All of these will need to be bi-lingual (English/Chinese) or in Chinese, to enable the local investor to be better able to read them.
Many investors and fund distributors welcome the arrival of hedge funds to the retail and institutional markets in Asia. It can be expected that sales will be active. In a recent HK IFA survey, it was identified that around 30% of existing fund investors were likely to become buyers of hedge funds once they were made available. This will immediately mean at least 100,000 buyers, which on the basis of a minimum investment of US$15,000 each (a figure that is actually less than the average investment per fund made in the Asian markets) could result in sales exceeding US$15billion. More realistically, it is probable that sales of hedge funds will take a few years to fully develop, as acceptance of the sector rises.

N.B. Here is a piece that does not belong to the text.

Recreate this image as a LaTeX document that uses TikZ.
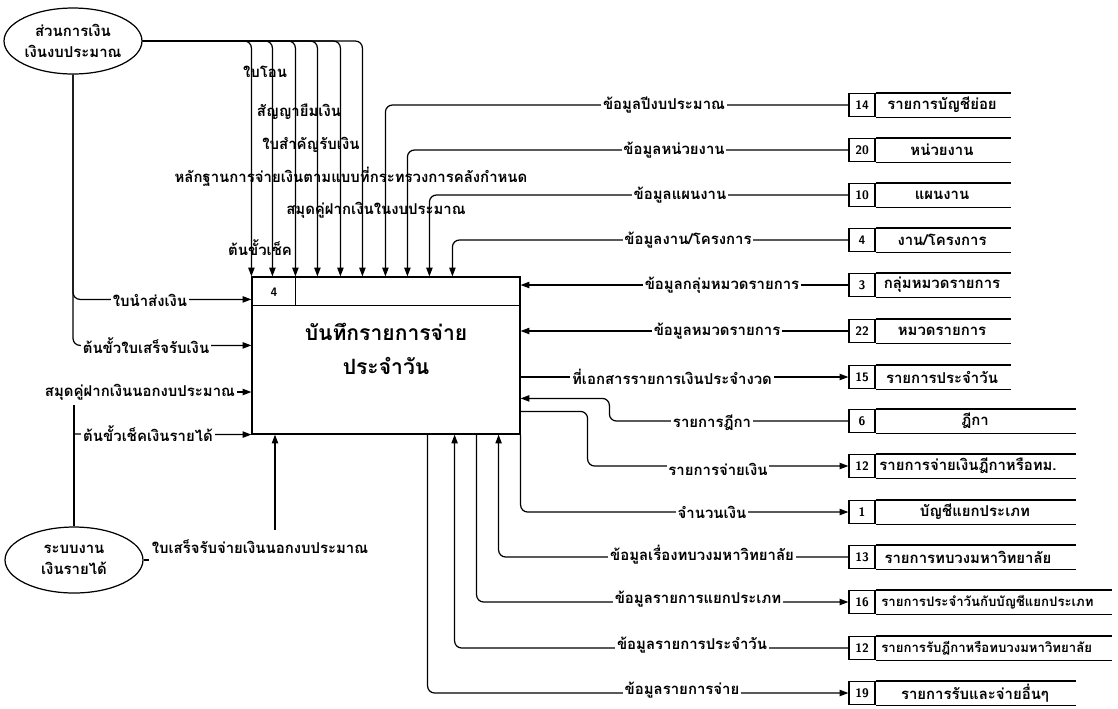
\documentclass[tikz,border=0pt]{standalone}
\usepackage{fontspec}
\newfontfamily\thaifont[Script=Thai]{Loma}
\usetikzlibrary{calc,arrows.meta,shapes.geometric}

\tikzset{
  flow/.style={-{Triangle[length=5pt,width=3.6pt]}},
  lbl/.style={fill=white, inner sep=1pt, font=\thaifont\bfseries\fontsize{8.5}{10}\selectfont},
  toplbl/.style={inner sep=1pt, font=\thaifont\bfseries\fontsize{8.5}{10}\selectfont},
  numbox/.style={draw, minimum width=0.52cm, minimum height=0.46cm, inner sep=0pt, font=\sffamily\bfseries\fontsize{7}{8}\selectfont},
  storename/.style={inner sep=1pt, font=\thaifont\bfseries\fontsize{8.5}{10}\selectfont},
  longname/.style={inner sep=1pt, anchor=west, font=\thaifont\bfseries\fontsize{7.5}{9}\selectfont},
  extent/.style={ellipse, draw, minimum width=2.76cm, minimum height=1.32cm, inner sep=0pt, align=center, font=\thaifont\bfseries\fontsize{8.5}{12}\selectfont}
}

\begin{document}
\begin{tikzpicture}[x=0.02cm, y=-0.02cm, line width=0.7pt]
\useasboundingbox (0,0) rectangle (1118,708);

\node[extent] (fin) at (73,41) {ส่วนการเงิน\\เงินงบประมาณ};
\node[extent] (rev) at (74,560) {ระบบงาน\\เงินรายได้};

\node[draw, minimum width=5.36cm, minimum height=3.14cm] (proc) at (386,355.5) {};
\draw ($(proc.north west)+(0,29)$) -- ($(proc.north east)+(0,29)$);
\draw ($(proc.north west)+(44,0)$) -- ($(proc.north west)+(44,29)$);
\node[font=\sffamily\bfseries\fontsize{7}{8}\selectfont] (pnum) at (274,292) {4};
\node[align=center, font=\thaifont\bfseries\fontsize{12}{19}\selectfont] (title) at (386,349) {บันทึกรายการจ่าย\\ประจำวัน};

\node[numbox] (n14) at (862,105) {14};
\node[numbox] (n20) at (862,150) {20};
\node[numbox] (n10) at (862,195) {10};
\node[numbox] (n4) at (862,240) {4};
\node[numbox] (n3) at (862,285) {3};
\node[numbox] (n22) at (862,331) {22};
\node[numbox] (n15) at (862,377) {15};
\node[numbox] (n6) at (862,421) {6};
\node[numbox] (n12a) at (862,466) {12};
\node[numbox] (n1) at (862,512) {1};
\node[numbox] (n13) at (862,557) {13};
\node[numbox] (n16) at (862,602) {16};
\node[numbox] (n12b) at (862,648) {12};
\node[numbox] (n19) at (862,693) {19};
\foreach \s in {n14,n20,n10,n4,n3,n22,n15}
  \draw (\s.north east) -- ++(135,0) (\s.south east) -- ++(135,0);
\foreach \s in {n6,n12a,n1,n13,n19}
  \draw (\s.north east) -- ++(200,0) (\s.south east) -- ++(200,0);
\foreach \s in {n16,n12b}
  \draw (\s.north east) -- ++(236,0) (\s.south east) -- ++(236,0);
\node[storename] (t14) at (942,105) {รายการบัญชีย่อย};
\node[storename] (t20) at (942,150) {หน่วยงาน};
\node[storename] (t10) at (942,195) {แผนงาน};
\node[storename] (t4) at (942,240) {งาน/โครงการ};
\node[storename] (t3) at (942,285) {กลุ่มหมวดรายการ};
\node[storename] (t22) at (942,331) {หมวดรายการ};
\node[storename] (t15) at (942,377) {รายการประจำวัน};
\node[storename] (t6) at (975,421) {ฎีกา};
\node[storename] (t12a) at (968,466) {รายการจ่ายเงินฎีกาหรือทม.};
\node[storename] (t1) at (975,512) {บัญชีแยกประเภท};
\node[storename] (t13) at (968,557) {รายการทบวงมหาวิทยาลัย};
\node[longname] (t16) at (879,602) {รายการประจำวันกับบัญชีแยกประเภท};
\node[longname] (t12b) at (879,648) {รายการรับฎีกาหรือทบวงมหาวิทยาลัย};
\node[storename] (t19) at (975,693) {รายการรับและจ่ายอื่นๆ};

\foreach \dx in {0,21,44,66,89,111}
  \draw[flow, rounded corners=4pt] (fin.east) -| ($(proc.north west)+(\dx,0)$);
\node[toplbl] (l1) at (265,72) {ใบโอน};
\node[toplbl] (l2) at (299,112) {สัญญายืมเงิน};
\node[toplbl] (l3) at (311,145) {ใบสำคัญรับเงิน};
\node[toplbl] (l4) at (351,177) {หลักฐานการจ่ายเงินตามแบบที่กระทรวงการคลังกำหนด};
\node[toplbl] (l5) at (376,210) {สมุดคู่ฝากเงินในงบประมาณ};
\node[toplbl] (l6) at (260,248) {ต้นขั้วเช็ค};

\draw[flow, rounded corners=4pt] (n14.west) -| ($(proc.north west)+(134,0)$);
\draw[flow, rounded corners=4pt] (n20.west) -| ($(proc.north west)+(156,0)$);
\draw[flow, rounded corners=4pt] (n10.west) -| ($(proc.north west)+(178,0)$);
\draw[flow, rounded corners=4pt] (n4.west) -| ($(proc.north west)+(201,0)$);
\draw[flow] (n3.west) -- (n3.west -| proc.east);
\draw[flow] (n22.west) -- (n22.west -| proc.east);
\draw[flow] (n15.west -| proc.east) -- (n15.west);
\draw[flow, rounded corners=4pt] (n6.west) -- ++(-239,0) |- ($(proc.north east)+(0,122)$);
\draw[flow, rounded corners=4pt] ($(proc.north east)+(0,135)$) -- ++(67,0) |- (n12a.west);
\draw[flow, rounded corners=4pt] (proc.south east) |- (n1.west);
\draw[flow, rounded corners=4pt] (n13.west) -| ($(proc.south east)+(-22,0)$);
\draw[flow, rounded corners=4pt] ($(proc.south east)+(-44,0)$) |- (n16.west);
\draw[flow, rounded corners=4pt] (n12b.west) -| ($(proc.south east)+(-66,0)$);
\draw[flow, rounded corners=4pt] ($(proc.south east)+(-93,0)$) |- (n19.west);
\node[lbl] (r1) at (664,105) {ข้อมูลปีงบประมาณ};
\node[lbl] (r2) at (674,150) {ข้อมูลหน่วยงาน};
\node[lbl] (r3) at (680,195) {ข้อมูลแผนงาน};
\node[lbl] (r4) at (688,240) {ข้อมูลงาน/โครงการ};
\node[lbl] (r5) at (722,285) {ข้อมูลกลุ่มหมวดรายการ};
\node[lbl] (r6) at (717,331) {ข้อมูลหมวดรายการ};
\node[lbl] (r7) at (672,377) {ที่เอกสารรายการเงินประจำงวด};
\node[lbl] (r8) at (712,423) {รายการฎีกา};
\node[lbl] (r9) at (718,469) {รายการจ่ายเงิน};
\node[lbl] (r10) at (712,512) {จำนวนเงิน};
\node[lbl] (r11) at (702,555) {ข้อมูลเรื่องทบวงมหาวิทยาลัย};
\node[lbl] (r12) at (698,599) {ข้อมูลรายการแยกประเภท};
\node[lbl] (r13) at (692,645) {ข้อมูลรายการประจำวัน};
\node[lbl] (r14) at (682,690) {ข้อมูลรายการจ่าย};

\draw[flow, rounded corners=4pt] (fin.south) |- ($(proc.north west)+(0,23)$);
\draw[flow, rounded corners=4pt] (fin.south) |- ($(proc.north west)+(0,69)$);
\node[lbl] (ll1) at (150,300) {ใบนำส่งเงิน};
\node[lbl] (ll2) at (146,346) {ต้นขั้วใบเสร็จรับเงิน};
\node[toplbl] (ll3) at (140,392) {สมุดคู่ฝากเงินนอกงบประมาณ};
\draw[flow] (ll3.east) -- (ll3.east -| proc.west);
\draw (rev.north) -- (74,405);
\draw[flow] (74,434) -- (proc.south west);
\node[lbl] (ll4) at (148,434) {ต้นขั้วเช็คเงินรายได้};

\node[toplbl] (rcpt) at (260,547) {ใบเสร็จรับจ่ายเงินนอกงบประมาณ};
\draw (rev.east) -- (rcpt.west |- rev.east);
\coordinate (rcptup) at ($(rcpt.north)+(15,-8)$);
\draw[flow] (rcptup) -- (rcptup |- proc.south);
\end{tikzpicture}
\end{document}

It is, howeve, somewhat ironic that it is only after a period of extreme turmoil in the securities markets that hedge funds have become available, a period during which, hedge funds substantially out-performed traditional funds. Based on the usual illogical manner with which the investment business works, i.e. most retail investors buy at the top, and sell at the bottom of markets, this might also be the time to "balance" your investment portfolio by increasing holdings in traditional funds!!
This article cannot do justice to, or be a complete guide to, all aspects of selling hedge funds in the Asian region, because there are too many different issues involved. However, I have attempted to provide information that would be suitable for both experienced and inexperienced fund management organisations that might wish to enter these markets with their hedge fund products.